Toxochelys latiremis Cope, 1873 is currently thought to be one of the oldest members of the clade originating from the last common ancestor of all extant species of marine-adapted turtles (Chelonioidea). Fossil material of this species has been reported from numerous lower Campanian marine formations across North America; however, reported occurrences have been conspicuously absent from the upper Santonian-to-lower Campanian Mooreville Chalk of Alabama and Mississippi, USA, the type stratum for the only other valid species within the genus, Toxochelys moorevillensis Zangerl, 1953. The apparent absence of T. latiremis from the Mooreville Chalk, and from the southern expanse of the Mississippi Embayment, has made T. latiremis one of the few outliers in previously proposed paleobiogeographic models for marine turtles in the Late Cretaceous Western Interior Seaway. This absence also confounded attempts at reconciling the distribution and phylogeny of these taxa.

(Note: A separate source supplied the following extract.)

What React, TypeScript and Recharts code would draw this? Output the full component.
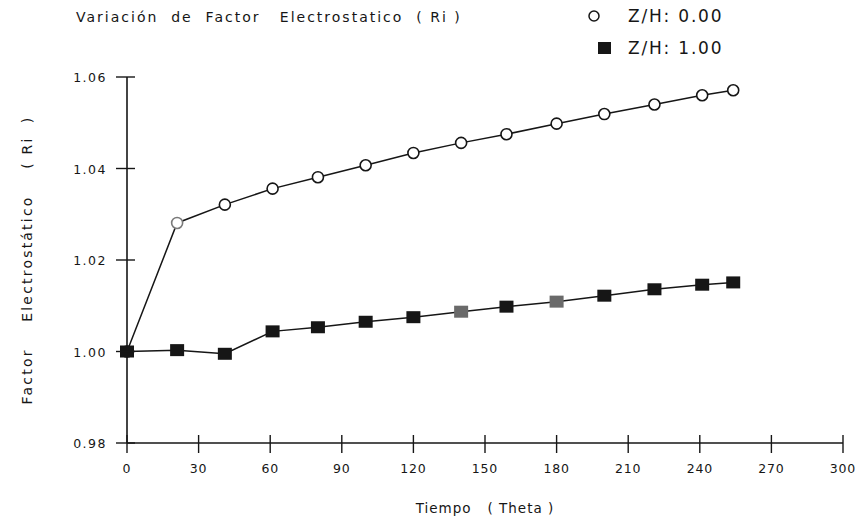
import React from 'react';
import { LineChart, Line, XAxis, YAxis, Legend, Label } from 'recharts';

// tiempo (theta) de cada medición
const tiempo = [0, 21, 41, 61, 80, 100, 120, 140, 159, 180, 200, 221, 241, 254];
// factor electrostático Ri para Z/H = 0.00 y Z/H = 1.00
const riZH000 = [1.0, 1.0281, 1.0321, 1.0356, 1.0381, 1.0407, 1.0434, 1.0456, 1.0475, 1.0498, 1.0519, 1.054, 1.056, 1.0571];
const riZH100 = [1.0, 1.0003, 0.9995, 1.0044, 1.0053, 1.0065, 1.0075, 1.0087, 1.0098, 1.0109, 1.0122, 1.0136, 1.0146, 1.0151];

const xTicks = [0, 30, 60, 90, 120, 150, 180, 210, 240, 270, 300];
const yTicks = [0.98, 1.0, 1.02, 1.04, 1.06];

const data = tiempo.map((t, i) => ({ t, a: riZH000[i], b: riZH100[i] }));

const INK = '#161616';
const FONT = '"DejaVu Sans", sans-serif';
const NB = '\u00A0';
// puntos que salieron más claros en el trazado
const fadedA = [1];
const fadedB = [7, 9];

const XTick = (props: any) => {
  const { x, y, payload } = props;
  return (
    <g>
      <line x1={x} x2={x} y1={y - 8} y2={y + 10} stroke={INK} strokeWidth={1.4} />
      <text x={x} y={y + 30} textAnchor="middle" fontSize={12.5} fill={INK} fontFamily={FONT} letterSpacing={0.8}>
        {payload.value}
      </text>
    </g>
  );
};

const YTick = (props: any) => {
  const { x, y, payload } = props;
  return (
    <g>
      <line x1={x - 11} x2={x + 8} y1={y} y2={y} stroke={INK} strokeWidth={1.4} />
      <text x={x - 20} y={y + 5} textAnchor="end" fontSize={12.5} fill={INK} fontFamily={FONT} letterSpacing={1.5}>
        {payload.value.toFixed(2)}
      </text>
    </g>
  );
};

const CircleDot = (props: any) => {
  const { cx, cy, index } = props;
  const c = fadedA.includes(index) ? '#7a7a7a' : INK;
  return <circle key={index} cx={cx} cy={cy} r={5.5} fill="#fff" stroke={c} strokeWidth={1.6} />;
};

const SquareDot = (props: any) => {
  const { cx, cy, index } = props;
  const c = fadedB.includes(index) ? '#6a6a6a' : INK;
  return <rect key={index} x={cx - 7} y={cy - 6} width={14} height={12} fill={c} />;
};

const LegendBox = () => (
  <div style={{ fontFamily: FONT, fontSize: 17, color: INK, letterSpacing: 1.8, lineHeight: '32px' }}>
    <div style={{ display: 'flex', alignItems: 'center' }}>
      <svg width={34} height={16}>
        <circle cx={14} cy={8} r={5} fill="#fff" stroke={INK} strokeWidth={1.5} />
      </svg>
      <span style={{ marginLeft: 14 }}>Z/H: 0.00</span>
    </div>
    <div style={{ display: 'flex', alignItems: 'center' }}>
      <svg width={34} height={16}>
        <rect x={18} y={2} width={13} height={12} fill={INK} />
      </svg>
      <span style={{ marginLeft: 14 }}>Z/H: 1.00</span>
    </div>
  </div>
);

export default function App() {
  return (
    <div style={{ position: 'absolute', left: 0, top: 0, width: 855, height: 521, background: '#fff' }}>
      <div
        style={{
          position: 'absolute',
          left: 76,
          top: 9,
          fontFamily: FONT,
          fontSize: 14,
          color: INK,
          letterSpacing: 2,
          whiteSpace: 'pre',
        }}
      >
        {'Variación  de  Factor   Electrostatico  ( Ri )'}
      </div>
      <LineChart
        width={855}
        height={521}
        data={data}
        margin={{ top: 77, right: 12, bottom: 38, left: 67 }}
      >
        <XAxis
          dataKey="t"
          type="number"
          domain={[0, 300]}
          ticks={xTicks}
          height={40}
          tickSize={0}
          tickMargin={0}
          tick={<XTick />}
          axisLine={{ stroke: INK, strokeWidth: 1.4 }}
          interval={0}
        >
          <Label
            value={`Tiempo${NB}${NB}${NB}(${NB}Theta${NB})`}
            position="insideBottom"
            offset={-30}
            style={{ fontFamily: FONT, fontSize: 13.5, fill: INK, letterSpacing: 1 }}
          />
        </XAxis>
        <YAxis
          type="number"
          domain={[0.98, 1.06]}
          ticks={yTicks}
          width={60}
          tickSize={0}
          tickMargin={0}
          tick={<YTick />}
          axisLine={{ stroke: INK, strokeWidth: 1.6 }}
          interval={0}
        >
          <Label
            value={`Factor${NB}${NB}${NB}${NB}Electrostático${NB}${NB}${NB}${NB}(${NB}Ri${NB}${NB})`}
            angle={-90}
            position="insideLeft"
            offset={-40}
            style={{ fontFamily: FONT, fontSize: 14, fill: INK, letterSpacing: 2.2, textAnchor: 'middle' }}
          />
        </YAxis>
        <Legend
          layout="horizontal"
          verticalAlign="middle"
          align="center"
          content={<LegendBox />}
          wrapperStyle={{ position: 'absolute', left: 580, top: 0, width: 220 }}
        />
        <Line
          dataKey="a"
          type="linear"
          stroke={INK}
          strokeWidth={1.5}
          dot={<CircleDot />}
          isAnimationActive={false}
        />
        <Line
          dataKey="b"
          type="linear"
          stroke={INK}
          strokeWidth={1.5}
          dot={<SquareDot />}
          isAnimationActive={false}
        />
      </LineChart>
    </div>
  );
}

Here we report the first material of T. latiremis identified from the Mooreville Chalk of Alabama, which represents the southern-most occurrence of this taxon. The discovery of this species in the Mooreville Chalk of Alabama helps to reconcile the previously hypothesized paleobiogeography of North American Late Cretaceous chelonioids with their fossil occurrence and provides the first evidence for overlapping ranges of the only two currently recognized species of Toxochelys.